We landed in Heathrow this morning, and our groggy bodies somehow found their way to the bus terminal. Having decided that we’d recover from our jet lag in the English countryside before venturing into London, we boarded a bus to Woking and then caught a train to Salisbury, home of the eponymous cathedral and, of course, everyone’s favorite henge.

During our short layover in Woking, we popped into M&S and purchased a very nice English breakfast; quite different, I am sure, from the ones we’ll be consuming at our B&Bs in Salisbury and London.

Kenny shows off his M&S breakfast: free range egg and watercress sandwich, “fabulous fruit collection” and organic Greek yogurt

If we can keep ourselves awake (I sense a cappuccino in my future), we’ll check out the cathedral and Stonehenge this afternoon. Both are sites that I visited with my father and brother back when I was a teenager, though Kenny has never been. At some point tomorrow we plan to catch a train to Bath.

The Next Six Weeks

We have only 10 days left in Thailand. I know it will be extremely difficult to leave. On the one hand, I do feel a bit ready to move on from our small town. It is lovely, but after three months I certainly feel like I’ve seen what it has to offer. On the other hand, it will be very hard to leave my volunteer assignment. Not that I didn’t accomplish my goals – on the contrary, the staff and I have accomplished a lot more than we expected. I just know that I will miss them horribly and I want to continue helping them work for democracy in Burma. The separation will also be a poignant reminder that while I’ve been here helping them voluntarily, this cause is their life and they can’t just leave. In fact, they can’t really go anywhere.

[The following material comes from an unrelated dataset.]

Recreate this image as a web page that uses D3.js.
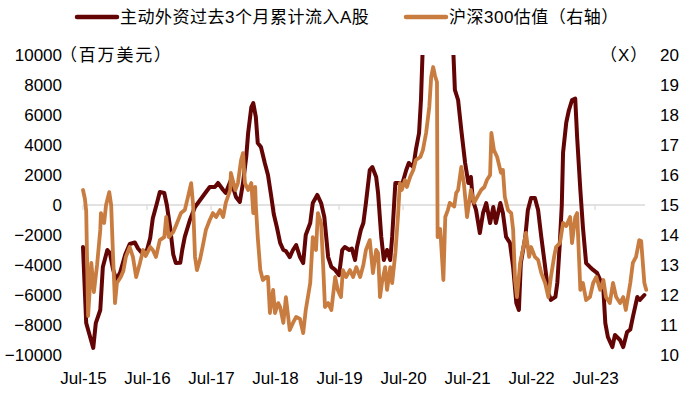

Here is our plan for the next six weeks. As usual, it’s ridiculous and it involves a lot of flights:

  • Thailand: We have one more week volunteering in Mae Hong Son, then we head to New York (via Chiang Mai, Taipei, and San Francisco).
  • New York: We’ll be in New York for about a week for Kenny’s sister’s wedding. We have a bunch of errands to run — AJWS post-mortem at their office, get new India visas, get yellow fever shots for Uganda, etc. — but we’ll also get to spend time with family and friends while we’re there. My parents are also coming to the wedding. I’m excited to see my Dad again so soon, and I’ve promised to take my Mom on the Jewish tour of New York (Lower East Side, Brooklyn, etc.).
  • Boston: We will have four days in Boston to visit our dear friends Julie and Damian, and their newest addition, Sophie. A few friends from Seattle will be joining us.
  • London: On our way to India for Sean and Archana’s wedding, we arranged for a four-day "layover" in London. Kenny has never been to Stonehenge, so we will probably try to squeeze that in too. It will be a weird, very first-world tourist experience in the middle of this year of Global South adventures, but hopefully New York and Boston will help with the transition. I expect that we’ll spend more money during four days in London than we typically spend in four weeks here in Thailand.
  • Delhi: Delhi always seems to be our gateway to India. Gio is meeting us, and we’ll spend a couple of days showing him the sights (and we need to take him for a celebratory meal at Indian Accent). Then we plan to make a day trip to Agra, since we promised ourselves we’d see the Taj Mahal this time. It’s going to be HOT, but I suppose it can’t be much worse than April in Northern Thailand
  • Bangalore: The main event for us in India is Sean and Archana’s wedding in Bangalore, which promises to be an all-out traditional Tam-Bram affair. After the wedding, we’re all heading to a Jungle Retreat in the Nilgiris for a few days.
  • Kampala: On June 11, we’ll fly from Bangalore to Dubai to Addis Ababa to Entebbe, in order to start our next volunteer assignment, which is a technology for agriculture project, based in Kampala.